知人と久しぶりに飲みに行って突っ込まれた言葉です。インデックス投資にとってかなりキツいひと言だと思います。
あと、「コスト以外に言うことないの?」とも言われました。
彼もインデックスではないですが投資をしています。彼は自分でコードを書いてシステムトレードを組んでしまうくらいの人なので、市場の変動をモロに食らうだけのインデックス投資にそのような印象を持っているのだと思います。センスのある人はインデックス投資なんかに頼らずとも変動を制するような「ロジック」があるのでしょう。
この言葉を改めて考えてみると、確かにインデックス投資は非論理的な市場に振り回されながら信託報酬(実質コスト)の差やファンド間の良し悪しを比較することが多いので、思考停止して損得計算ばかりやっているように思われるのかも知れません。
また、低コスト品が出るたびにそれまでお世話になったファンドをあっさり切り捨てて乗り換えるさまは「見境ない」と思われても仕方がないように感じます。
とかいう私も自分の投資判断のためにトータルリターンや課税ロスを解析し、カイリとか興味深い結果があればついでにブログにアップするので、割と「損得計算」をやっているような印象を持たれているのではないかと危惧しています。
しかし、そういうのはブログ記事全体からすればほんの一部であり、あくまでインデックス投資の統計に絡む考察がメインだと思っています。私が主張したいことは、個別ファンドのズッコケや損得ではなく、それがわかってしまうインデックス投資の精密さや再現性の高さと、「バラツキ」を考慮することの必要性なのですが、それらが正確に伝わっているか不安に思います。
運用管理費用の他にも、例えば我々を守ってくれる信託財産留保額も「手数料」と捉えられている節があると感じますし、低経費率の米国ETFも配当分配課税ロスや確定申告のハードルがスルーされているように思います。またリスクとコストが等価であるにもかかわらず、アセットアロケーションのミーンバリアンスは盛んに話が出る割にはインデックスの統計的性質は議論されません。「個人のアセットアロケーション」にだけ統計学が適用されて「インデックスのポートフォリオ」にそれが適用されない道理は無いはずです。

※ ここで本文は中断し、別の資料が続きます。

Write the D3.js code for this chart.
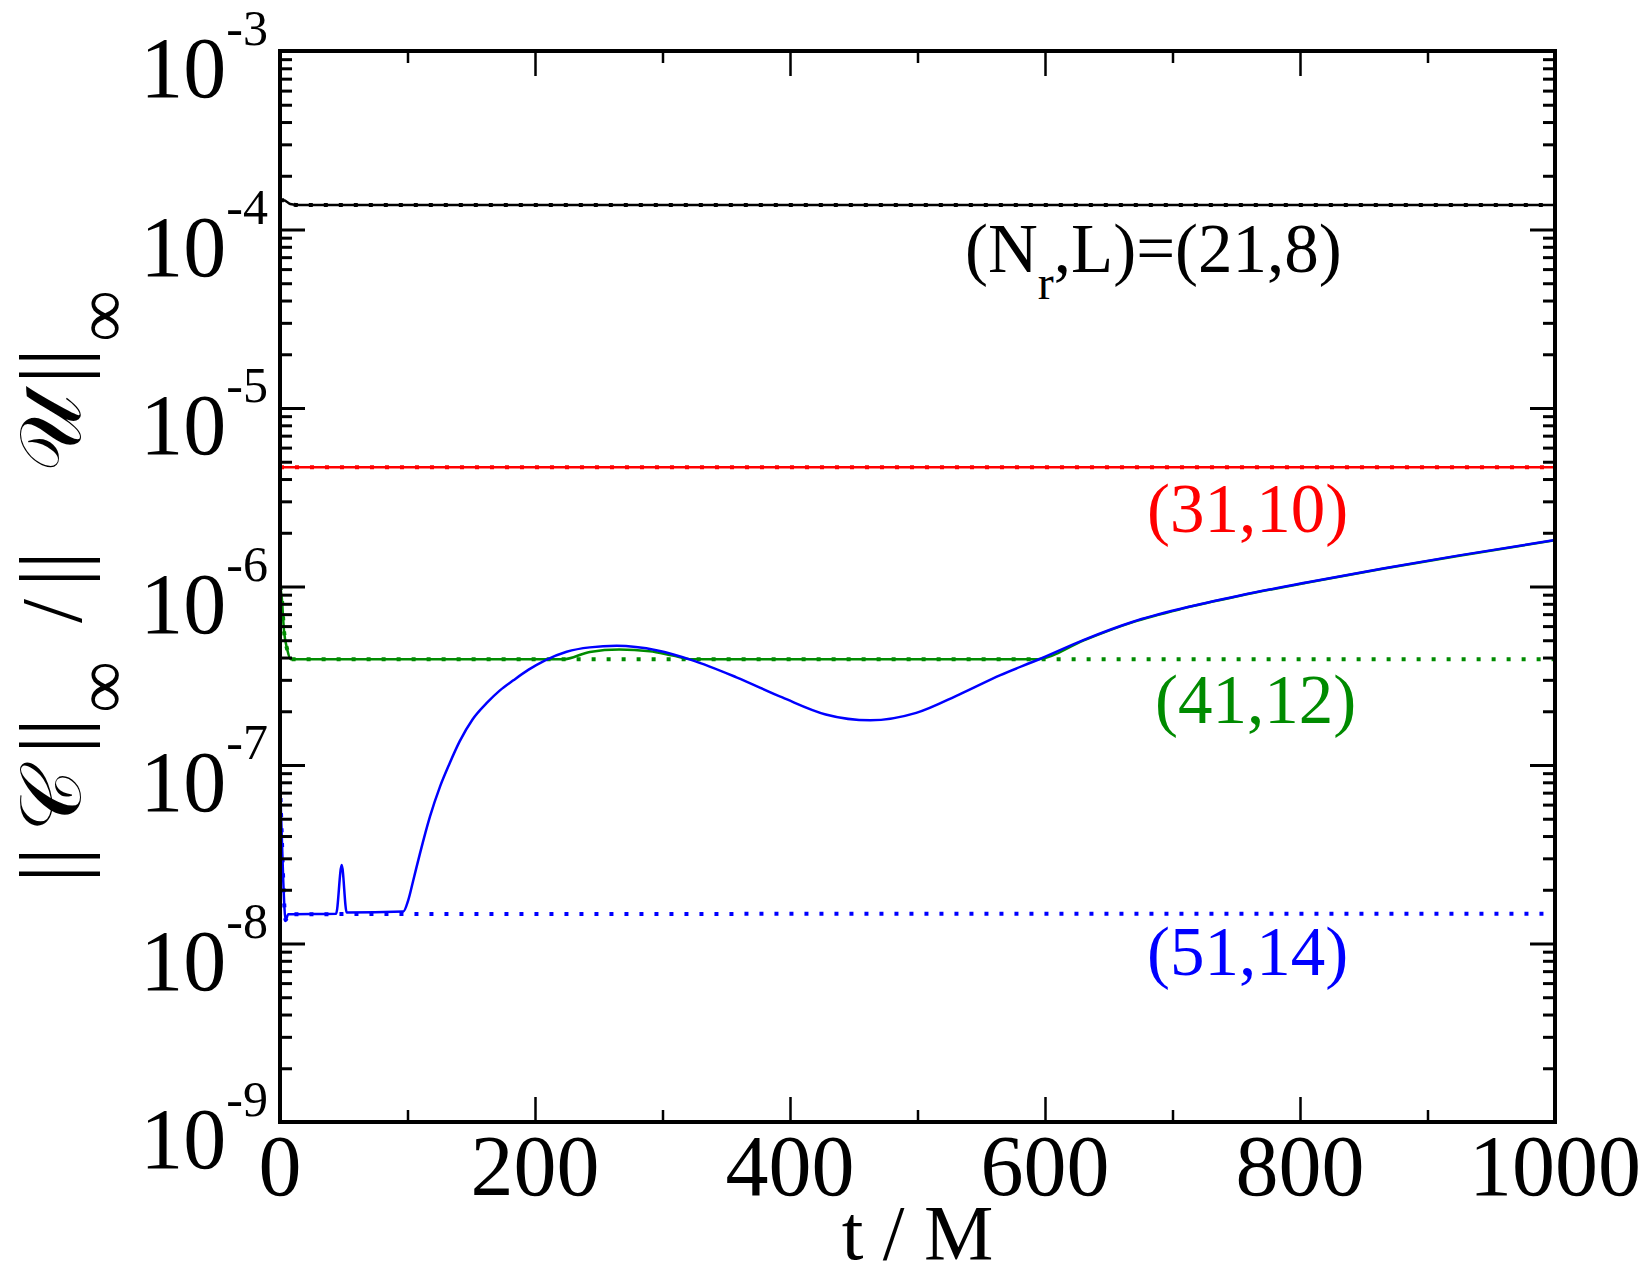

個人的にはインデックスファンドは「コストが低ければ何でもいいというわけではない」と考えます。コストが低くても、先物や分配課税で配当をおろそかにしているもの、指数や基準価額からのカイリを放置しているもの、そのようなファンドはあります。
彼にも言いましたけど、インデックス投資はコストだけを見ているわけではなく、統計学を駆使してシグマを管理し、長期的な効率を改善させるものだと考えています。コストだけがインデックス投資の構成要件ではありません。何か一つのことに集中するのではなく、全体をバランスよく考えなければいけないのは「分散投資」と同じです。コストはゼロに漸近します。肝心カナメの「インデックスのロジック」をおろそかにしてインデックス投資の進化が滞るのを懸念しています。
インデックスファンドにはコストだけでなく、統計ロジックの導入とトラッキングエラー最小化という「質の伴った低コスト化」を期待しています。
やはりインデックス業界の外に出るとインデックス投資はそういう風に思われているんだということを痛感しました。先日の最小分散ETFの登場をきっかけにインデックス投資がコスト以外の側面にも軸足を移していくことを願います。